PROBLEM DESCRIPTION:
Return each line of the data below verbatim; pictures are to be left out.
====
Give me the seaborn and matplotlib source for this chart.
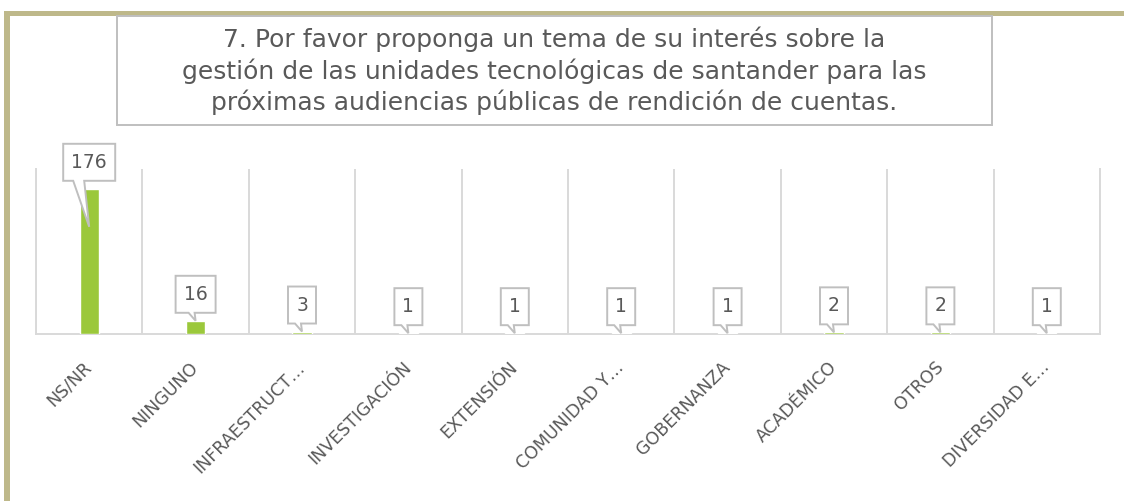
import matplotlib
matplotlib.use("Agg")

import matplotlib.pyplot as plt
import matplotlib.transforms as mtransforms
import numpy as np
import seaborn as sns
from matplotlib.patches import Polygon, Rectangle

# ── Data ──────────────────────────────────────────────────────────────────────
CATEGORIES = [
    "NS/NR", "NINGUNO", "INFRAESTRUCT…", "INVESTIGACIÓN", "EXTENSIÓN",
    "COMUNIDAD Y…", "GOBERNANZA", "ACADÉMICO", "OTROS", "DIVERSIDAD E…",
]
VALUES = [176, 16, 3, 1, 1, 1, 1, 2, 2, 1]
TITLE_LINES = [
    "7. Por favor proponga un tema de su interés sobre la",
    "gestión de las unidades tecnológicas de santander para las",
    "próximas audiencias públicas de rendición de cuentas.",
]

# ── Style ─────────────────────────────────────────────────────────────────────
GREEN = "#9BC83B"
GRID = "#D9D9D9"
TEXT = "#595959"
BOX_EDGE = "#BFBFBF"
FRAME = "#BEB88A"
W, H = 1124, 501

sns.set_theme(style="white")
plt.rcParams["font.family"] = ["DejaVu Sans"]

fig = plt.figure(figsize=(W / 100, H / 100), dpi=100)
fig.patch.set_facecolor("white")

# outer frame (only top and left edges visible in the crop)
fig.patches.append(Rectangle((4 / W, 1 - 16 / H), 1, 5 / H, transform=fig.transFigure,
                             facecolor=FRAME, edgecolor="none"))
fig.patches.append(Rectangle((4 / W, 0), 6 / W, 1 - 11 / H, transform=fig.transFigure,
                             facecolor=FRAME, edgecolor="none"))

ax = fig.add_axes([36 / W, 1 - 334 / H, (1100 - 36) / W, (334 - 169) / H])
sns.barplot(x=CATEGORIES, y=VALUES, color=GREEN, saturation=1, width=0.18, ax=ax, zorder=3)

ax.set_xlim(-0.5, len(CATEGORIES) - 0.5)
ax.set_ylim(0, 200)
ax.set_yticks([])
ax.set_xlabel("")
ax.set_ylabel("")
ax.set_xticks(np.arange(len(CATEGORIES) + 1) - 0.5, minor=True)
ax.grid(which="minor", axis="x", color=GRID, lw=1.4)
ax.tick_params(which="both", length=0)
ax.tick_params(axis="x", which="major", pad=22)
ax.set_xticks(range(len(CATEGORIES)))
ax.set_xticklabels(CATEGORIES, rotation=45, ha="right", va="center",
                   rotation_mode="anchor", fontsize=12.5, color=TEXT)
ax.spines["top"].set_visible(False)
for side in ["left", "right", "bottom"]:
    ax.spines[side].set_color(GRID)
    ax.spines[side].set_linewidth(1.4)

# callout data labels
for i, v in enumerate(VALUES):
    half = (16 + 12 * len(str(v))) / 2
    bottom, top = 8, 45
    if i == 0:
        base_l, base_r, tip = -16, -5, -38
    else:
        base_l, base_r, tip = -7, -1, 0
    verts = [(-half, bottom), (-half, top), (half, top), (half, bottom),
             (base_r, bottom), (0, tip), (base_l, bottom)]
    trans = mtransforms.ScaledTranslation(i, v, ax.transData)
    ax.add_patch(Polygon(verts, closed=True, transform=trans, facecolor="white",
                         edgecolor=BOX_EDGE, lw=1.4, zorder=5, clip_on=False))
    ax.annotate(str(v), xy=(i, v), xytext=(0, (bottom + top) / 2 * 0.72),
                textcoords="offset points", ha="center", va="center",
                fontsize=13.5, color=TEXT, zorder=6, annotation_clip=False)

# title box
fig.patches.append(Rectangle((117 / W, 1 - 125 / H), (992 - 117) / W, (125 - 16) / H,
                             transform=fig.transFigure, facecolor="white",
                             edgecolor=BOX_EDGE, lw=1.4))
fig.text(554 / W, 1 - 71 / H, "\n".join(TITLE_LINES), ha="center", va="center",
         multialignment="center", fontsize=18, color=TEXT, linespacing=1.3)

fig.savefig("out.png", dpi=100)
====
CORRECT RESULT:
Give me the seaborn and matplotlib source for this chart.
import matplotlib
matplotlib.use("Agg")

import matplotlib.pyplot as plt
import matplotlib.transforms as mtransforms
import numpy as np
import seaborn as sns
from matplotlib.patches import Polygon, Rectangle

# ── Data ──────────────────────────────────────────────────────────────────────
CATEGORIES = [
    "NS/NR", "NINGUNO", "INFRAESTRUCT…", "INVESTIGACIÓN", "EXTENSIÓN",
    "COMUNIDAD Y…", "GOBERNANZA", "ACADÉMICO", "OTROS", "DIVERSIDAD E…",
]
VALUES = [176, 16, 3, 1, 1, 1, 1, 2, 2, 1]
TITLE_LINES = [
    "7. Por favor proponga un tema de su interés sobre la",
    "gestión de las unidades tecnológicas de santander para las",
    "próximas audiencias públicas de rendición de cuentas.",
]

# ── Style ─────────────────────────────────────────────────────────────────────
GREEN = "#9BC83B"
GRID = "#D9D9D9"
TEXT = "#595959"
BOX_EDGE = "#BFBFBF"
FRAME = "#BEB88A"
W, H = 1124, 501

sns.set_theme(style="white")
plt.rcParams["font.family"] = ["DejaVu Sans"]

fig = plt.figure(figsize=(W / 100, H / 100), dpi=100)
fig.patch.set_facecolor("white")

# outer frame (only top and left edges visible in the crop)
fig.patches.append(Rectangle((4 / W, 1 - 16 / H), 1, 5 / H, transform=fig.transFigure,
                             facecolor=FRAME, edgecolor="none"))
fig.patches.append(Rectangle((4 / W, 0), 6 / W, 1 - 11 / H, transform=fig.transFigure,
                             facecolor=FRAME, edgecolor="none"))

ax = fig.add_axes([36 / W, 1 - 334 / H, (1100 - 36) / W, (334 - 169) / H])
sns.barplot(x=CATEGORIES, y=VALUES, color=GREEN, saturation=1, width=0.18, ax=ax, zorder=3)

ax.set_xlim(-0.5, len(CATEGORIES) - 0.5)
ax.set_ylim(0, 200)
ax.set_yticks([])
ax.set_xlabel("")
ax.set_ylabel("")
ax.set_xticks(np.arange(len(CATEGORIES) + 1) - 0.5, minor=True)
ax.grid(which="minor", axis="x", color=GRID, lw=1.4)
ax.tick_params(which="both", length=0)
ax.tick_params(axis="x", which="major", pad=22)
ax.set_xticks(range(len(CATEGORIES)))
ax.set_xticklabels(CATEGORIES, rotation=45, ha="right", va="center",
                   rotation_mode="anchor", fontsize=12.5, color=TEXT)
ax.spines["top"].set_visible(False)
for side in ["left", "right", "bottom"]:
    ax.spines[side].set_color(GRID)
    ax.spines[side].set_linewidth(1.4)

# callout data labels
for i, v in enumerate(VALUES):
    half = (16 + 12 * len(str(v))) / 2
    bottom, top = 8, 45
    if i == 0:
        base_l, base_r, tip = -16, -5, -38
    else:
        base_l, base_r, tip = -7, -1, 0
    verts = [(-half, bottom), (-half, top), (half, top), (half, bottom),
             (base_r, bottom), (0, tip), (base_l, bottom)]
    trans = mtransforms.ScaledTranslation(i, v, ax.transData)
    ax.add_patch(Polygon(verts, closed=True, transform=trans, facecolor="white",
                         edgecolor=BOX_EDGE, lw=1.4, zorder=5, clip_on=False))
    ax.annotate(str(v), xy=(i, v), xytext=(0, (bottom + top) / 2 * 0.72),
                textcoords="offset points", ha="center", va="center",
                fontsize=13.5, color=TEXT, zorder=6, annotation_clip=False)

# title box
fig.patches.append(Rectangle((117 / W, 1 - 125 / H), (992 - 117) / W, (125 - 16) / H,
                             transform=fig.transFigure, facecolor="white",
                             edgecolor=BOX_EDGE, lw=1.4))
fig.text(554 / W, 1 - 71 / H, "\n".join(TITLE_LINES), ha="center", va="center",
         multialignment="center", fontsize=18, color=TEXT, linespacing=1.3)

fig.savefig("out.png", dpi=100)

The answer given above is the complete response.